▶ Instructions to follow
Write the records below out in full, character for character, with no pictures.

▶ Exercise inputs
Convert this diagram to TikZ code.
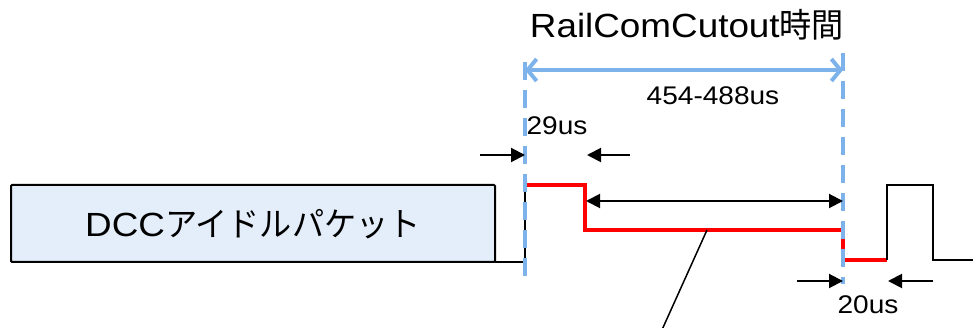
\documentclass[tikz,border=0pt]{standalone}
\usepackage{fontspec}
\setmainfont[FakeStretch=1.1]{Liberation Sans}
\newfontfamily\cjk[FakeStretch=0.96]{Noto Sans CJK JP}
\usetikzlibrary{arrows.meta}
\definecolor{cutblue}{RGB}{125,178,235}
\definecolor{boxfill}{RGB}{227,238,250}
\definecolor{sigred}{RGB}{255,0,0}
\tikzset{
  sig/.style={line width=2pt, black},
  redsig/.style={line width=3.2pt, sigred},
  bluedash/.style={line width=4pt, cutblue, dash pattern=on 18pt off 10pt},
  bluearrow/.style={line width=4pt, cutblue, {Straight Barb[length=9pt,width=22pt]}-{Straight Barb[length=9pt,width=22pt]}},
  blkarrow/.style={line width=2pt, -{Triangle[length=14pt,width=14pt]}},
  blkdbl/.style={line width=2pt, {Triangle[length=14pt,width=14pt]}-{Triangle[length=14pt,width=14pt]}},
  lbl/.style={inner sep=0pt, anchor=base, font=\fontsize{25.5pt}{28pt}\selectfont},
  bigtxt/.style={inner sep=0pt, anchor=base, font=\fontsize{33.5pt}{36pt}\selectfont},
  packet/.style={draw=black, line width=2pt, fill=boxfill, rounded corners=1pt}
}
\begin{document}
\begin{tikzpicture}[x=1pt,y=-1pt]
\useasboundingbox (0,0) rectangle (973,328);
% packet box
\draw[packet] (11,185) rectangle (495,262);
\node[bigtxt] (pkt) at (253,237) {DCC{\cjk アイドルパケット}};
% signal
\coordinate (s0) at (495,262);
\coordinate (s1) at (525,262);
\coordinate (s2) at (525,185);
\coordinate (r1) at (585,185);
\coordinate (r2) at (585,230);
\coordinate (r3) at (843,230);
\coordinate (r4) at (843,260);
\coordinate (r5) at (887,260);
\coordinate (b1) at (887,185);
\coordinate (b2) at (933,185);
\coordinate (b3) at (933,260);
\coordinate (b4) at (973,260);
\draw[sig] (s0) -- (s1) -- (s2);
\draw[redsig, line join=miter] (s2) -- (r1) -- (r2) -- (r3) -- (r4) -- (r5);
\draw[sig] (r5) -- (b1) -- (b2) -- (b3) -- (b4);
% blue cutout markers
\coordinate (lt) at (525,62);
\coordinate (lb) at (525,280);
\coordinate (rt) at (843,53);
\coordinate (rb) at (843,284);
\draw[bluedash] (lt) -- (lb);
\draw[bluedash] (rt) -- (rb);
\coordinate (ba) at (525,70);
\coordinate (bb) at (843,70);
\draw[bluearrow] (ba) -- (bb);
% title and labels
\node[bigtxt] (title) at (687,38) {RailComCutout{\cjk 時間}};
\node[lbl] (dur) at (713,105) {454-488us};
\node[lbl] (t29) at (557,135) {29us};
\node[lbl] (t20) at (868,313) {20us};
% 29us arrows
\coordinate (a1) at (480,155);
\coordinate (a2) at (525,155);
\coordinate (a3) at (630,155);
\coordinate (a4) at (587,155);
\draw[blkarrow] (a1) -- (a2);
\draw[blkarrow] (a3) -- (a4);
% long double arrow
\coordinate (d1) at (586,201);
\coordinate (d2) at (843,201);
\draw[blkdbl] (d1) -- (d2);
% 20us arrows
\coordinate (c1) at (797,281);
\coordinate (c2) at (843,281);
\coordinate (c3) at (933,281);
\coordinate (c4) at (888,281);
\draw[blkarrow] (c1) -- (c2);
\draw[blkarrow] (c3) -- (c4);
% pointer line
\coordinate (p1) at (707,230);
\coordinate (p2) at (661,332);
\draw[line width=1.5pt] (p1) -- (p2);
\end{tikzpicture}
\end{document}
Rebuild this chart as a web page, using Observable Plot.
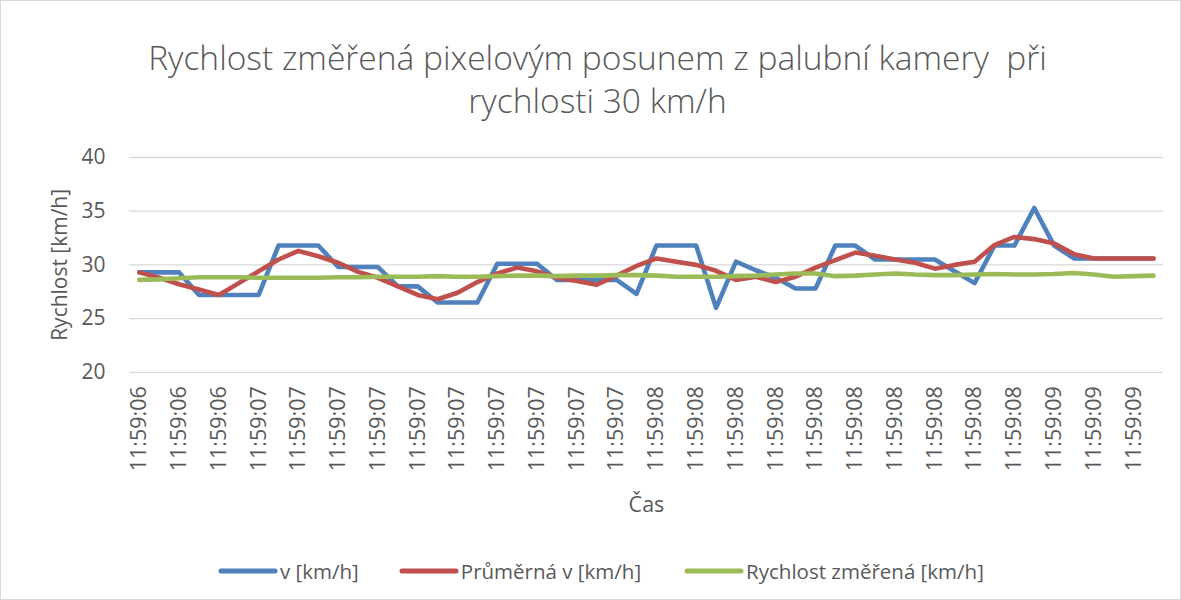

▶ Task output
Convert this diagram to TikZ code.
\documentclass[tikz,border=0pt]{standalone}
\usepackage{fontspec}
\setmainfont[FakeStretch=1.1]{Liberation Sans}
\newfontfamily\cjk[FakeStretch=0.96]{Noto Sans CJK JP}
\usetikzlibrary{arrows.meta}
\definecolor{cutblue}{RGB}{125,178,235}
\definecolor{boxfill}{RGB}{227,238,250}
\definecolor{sigred}{RGB}{255,0,0}
\tikzset{
  sig/.style={line width=2pt, black},
  redsig/.style={line width=3.2pt, sigred},
  bluedash/.style={line width=4pt, cutblue, dash pattern=on 18pt off 10pt},
  bluearrow/.style={line width=4pt, cutblue, {Straight Barb[length=9pt,width=22pt]}-{Straight Barb[length=9pt,width=22pt]}},
  blkarrow/.style={line width=2pt, -{Triangle[length=14pt,width=14pt]}},
  blkdbl/.style={line width=2pt, {Triangle[length=14pt,width=14pt]}-{Triangle[length=14pt,width=14pt]}},
  lbl/.style={inner sep=0pt, anchor=base, font=\fontsize{25.5pt}{28pt}\selectfont},
  bigtxt/.style={inner sep=0pt, anchor=base, font=\fontsize{33.5pt}{36pt}\selectfont},
  packet/.style={draw=black, line width=2pt, fill=boxfill, rounded corners=1pt}
}
\begin{document}
\begin{tikzpicture}[x=1pt,y=-1pt]
\useasboundingbox (0,0) rectangle (973,328);
% packet box
\draw[packet] (11,185) rectangle (495,262);
\node[bigtxt] (pkt) at (253,237) {DCC{\cjk アイドルパケット}};
% signal
\coordinate (s0) at (495,262);
\coordinate (s1) at (525,262);
\coordinate (s2) at (525,185);
\coordinate (r1) at (585,185);
\coordinate (r2) at (585,230);
\coordinate (r3) at (843,230);
\coordinate (r4) at (843,260);
\coordinate (r5) at (887,260);
\coordinate (b1) at (887,185);
\coordinate (b2) at (933,185);
\coordinate (b3) at (933,260);
\coordinate (b4) at (973,260);
\draw[sig] (s0) -- (s1) -- (s2);
\draw[redsig, line join=miter] (s2) -- (r1) -- (r2) -- (r3) -- (r4) -- (r5);
\draw[sig] (r5) -- (b1) -- (b2) -- (b3) -- (b4);
% blue cutout markers
\coordinate (lt) at (525,62);
\coordinate (lb) at (525,280);
\coordinate (rt) at (843,53);
\coordinate (rb) at (843,284);
\draw[bluedash] (lt) -- (lb);
\draw[bluedash] (rt) -- (rb);
\coordinate (ba) at (525,70);
\coordinate (bb) at (843,70);
\draw[bluearrow] (ba) -- (bb);
% title and labels
\node[bigtxt] (title) at (687,38) {RailComCutout{\cjk 時間}};
\node[lbl] (dur) at (713,105) {454-488us};
\node[lbl] (t29) at (557,135) {29us};
\node[lbl] (t20) at (868,313) {20us};
% 29us arrows
\coordinate (a1) at (480,155);
\coordinate (a2) at (525,155);
\coordinate (a3) at (630,155);
\coordinate (a4) at (587,155);
\draw[blkarrow] (a1) -- (a2);
\draw[blkarrow] (a3) -- (a4);
% long double arrow
\coordinate (d1) at (586,201);
\coordinate (d2) at (843,201);
\draw[blkdbl] (d1) -- (d2);
% 20us arrows
\coordinate (c1) at (797,281);
\coordinate (c2) at (843,281);
\coordinate (c3) at (933,281);
\coordinate (c4) at (888,281);
\draw[blkarrow] (c1) -- (c2);
\draw[blkarrow] (c3) -- (c4);
% pointer line
\coordinate (p1) at (707,230);
\coordinate (p2) at (661,332);
\draw[line width=1.5pt] (p1) -- (p2);
\end{tikzpicture}
\end{document}
Rebuild this chart as a web page, using Observable Plot.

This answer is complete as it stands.